The economic stakes are high for the $30-billion-a-year waste-services industry. Nearly 40 municipalities in New York have flow-control regulations, and more than half the states authorize such requirements.
States and cities contend that flow control is necessary to achieve important public goals. Lawyers representing 20 states and scores of cities filed friend-of-the-court briefs in support of Clarkstown. Susan Ashbrook, an assistant attorney general in Ohio, says: ``Flow control helps cities take responsibility for the collection and management of waste, which is a traditional duty of local government.''
Creating a monopoly?
The waste-treatment industry counters that all of these goals can be achieved by other, less-costly means. The industry says the real purpose of flow-control rules is to guarantee sufficient disposal business to pay for expensive municipal facilities.
``Flow control creates a monopoly,'' says Allen Blakey, an NSWMA spokesman. ``This industry needs competition and privatization.'' He adds that disposal costs at municipal facilities can be three times as high as costs at private-sector landfills and other garbage-treatment sites.

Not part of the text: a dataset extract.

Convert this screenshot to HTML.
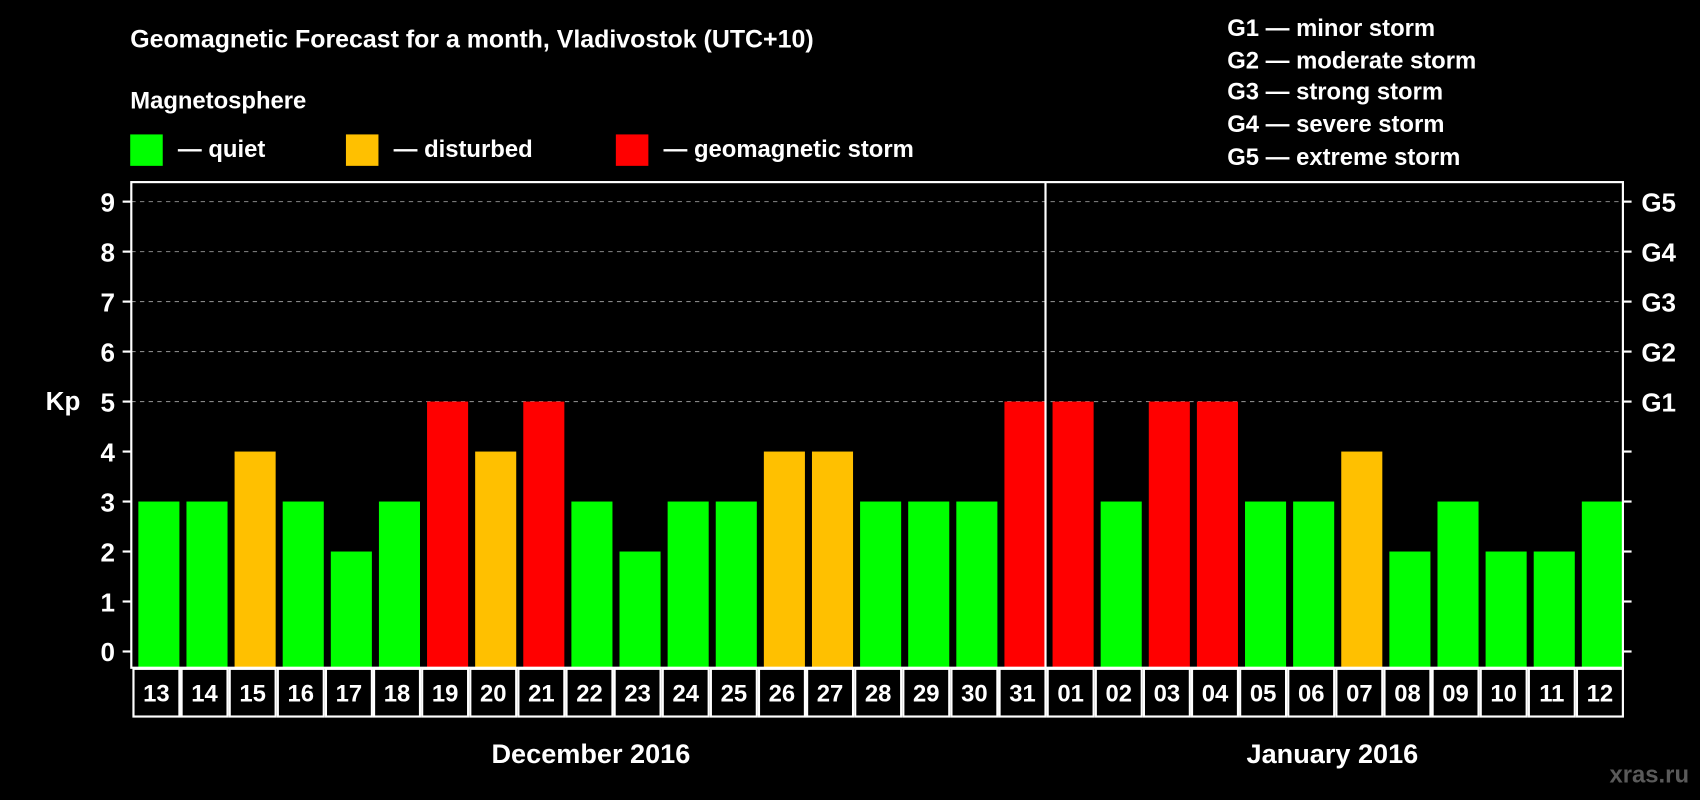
<!DOCTYPE html>
<html><head><meta charset="utf-8"><style>
html,body{margin:0;padding:0;background:#000;width:1700px;height:800px;overflow:hidden}
svg{display:block}
text{font-family:"Liberation Sans",Arial,sans-serif;font-weight:bold;fill:#fff}
</style></head><body>
<svg id="chart" width="1700" height="800" viewBox="0 0 1568 738" xmlns="http://www.w3.org/2000/svg">
<rect width="1568" height="738" fill="#000"/>
<text x="120" y="44" font-size="23">Geomagnetic Forecast for a month, Vladivostok (UTC+10)</text>
<text x="120" y="100" font-size="22">Magnetosphere</text>
<g><rect x="120" y="124" width="30" height="29" fill="#00ff00"/><text x="164" y="145" font-size="22">— quiet</text></g>
<g><rect x="319" y="124" width="30" height="29" fill="#ffc000"/><text x="363" y="145" font-size="22">— disturbed</text></g>
<g><rect x="568" y="124" width="30" height="29" fill="#ff0000"/><text x="612" y="145" font-size="22">— geomagnetic storm</text></g>
<g font-size="22">
<text x="1132" y="33">G1 — minor storm</text>
<text x="1132" y="63">G2 — moderate storm</text>
<text x="1132" y="92">G3 — strong storm</text>
<text x="1132" y="122">G4 — severe storm</text>
<text x="1132" y="152">G5 — extreme storm</text>
</g>
<g id="grid"></g>
<g id="bars"></g>
<rect x="121" y="168" width="1376" height="448" fill="none" stroke="#fff" stroke-width="2"/>
<g id="axes"></g>
<text x="58" y="378" font-size="24" text-anchor="middle">Kp</text>
<text x="545" y="704" font-size="25" text-anchor="middle">December 2016</text>
<text x="1229" y="704" font-size="25" text-anchor="middle">January 2016</text>
<text x="1558" y="722" font-size="22" text-anchor="end" fill="#555" style="fill:#5a5a5a">xras.ru</text>
</svg>
<script>
const days = ["13","14","15","16","17","18","19","20","21","22","23","24","25","26","27","28","29","30","31","01","02","03","04","05","06","07","08","09","10","11","12"];
const kp = [3,3,4,3,2,3,5,4,5,3,2,3,3,4,4,3,3,3,5,5,3,5,5,3,3,4,2,3,2,2,3];
const yTicks = [0,1,2,3,4,5,6,7,8,9];
const gLabels = ["G1","G2","G3","G4","G5"];
const gLevels = [5,6,7,8,9];
const monthBreakIndex = 19;

const NS = "http://www.w3.org/2000/svg";
const X0 = 121, X1 = 1497, BOTTOM = 616;
const slot = (X1 - X0) / days.length;
const y = v => 601 - v * 46.11;
const x = i => X0 + i * slot;
function mk(tag, attrs, parent) {
  const e = document.createElementNS(NS, tag);
  for (const k in attrs) e.setAttribute(k, attrs[k]);
  parent.appendChild(e);
  return e;
}
const grid = document.getElementById('grid');
const bars = document.getElementById('bars');
const axes = document.getElementById('axes');

gLevels.forEach((lv, i) => {
  const l = mk('line', {x1: X0, x2: X1, y1: y(lv), y2: y(lv), stroke: '#888', 'stroke-width': 1, 'stroke-dasharray': '4,4'}, grid);
  
  
  const t = mk('text', {x: 1514, y: y(lv) + 9, 'font-size': 24}, axes);
  t.textContent = gLabels[i];
  
  
});

kp.forEach((v, i) => {
  const col = v >= 5 ? '#ff0000' : (v >= 4 ? '#ffc000' : '#00ff00');
  const r = mk('rect', {x: x(i) + 6.5, y: y(v), width: slot - 6.5, height: BOTTOM - y(v), fill: col}, bars);
  
  
  const c = mk('rect', {x: x(i) + 2, y: 617, width: slot - 2, height: 44, fill: '#000', stroke: '#fff', 'stroke-width': 2}, axes);
  
  
  const t = mk('text', {x: x(i) + slot / 2 + 1, y: 647, 'font-size': 22, 'text-anchor': 'middle'}, axes);
  t.textContent = days[i];
  
  
});

yTicks.forEach(v => {
  const a = mk('line', {x1: 113, x2: 121, y1: y(v), y2: y(v), stroke: '#fff', 'stroke-width': 2}, axes);
  
  
  const b = mk('line', {x1: 1497, x2: 1505, y1: y(v), y2: y(v), stroke: '#fff', 'stroke-width': 2}, axes);
  
  
  const t = mk('text', {x: 106, y: y(v) + 9, 'font-size': 24, 'text-anchor': 'end'}, axes);
  t.textContent = v;
  
  
});

const sep = mk('line', {x1: x(monthBreakIndex), x2: x(monthBreakIndex), y1: 168, y2: 616, stroke: '#fff', 'stroke-width': 2}, axes);


</script>
</body></html>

As in the differential-fee case, state and local governments face long odds in this case, says Mary Lou Savage of Marquette University Law School in Milwaukee. ``For 50 years, the Supreme Court has struck down nearly all restrictions on interstate commerce; very few challenges to the commerce clause have survived,'' she says. And she notes that for more than a decade the Supreme Court has treated garbage like any other article in commerce - despite arguments by Chief Justice William Rehnquist that states and cities should have wider latitude to regulate waste.
Decisions in the trash-disposal cases, which probably will be issued simultaneously, are expected in the spring.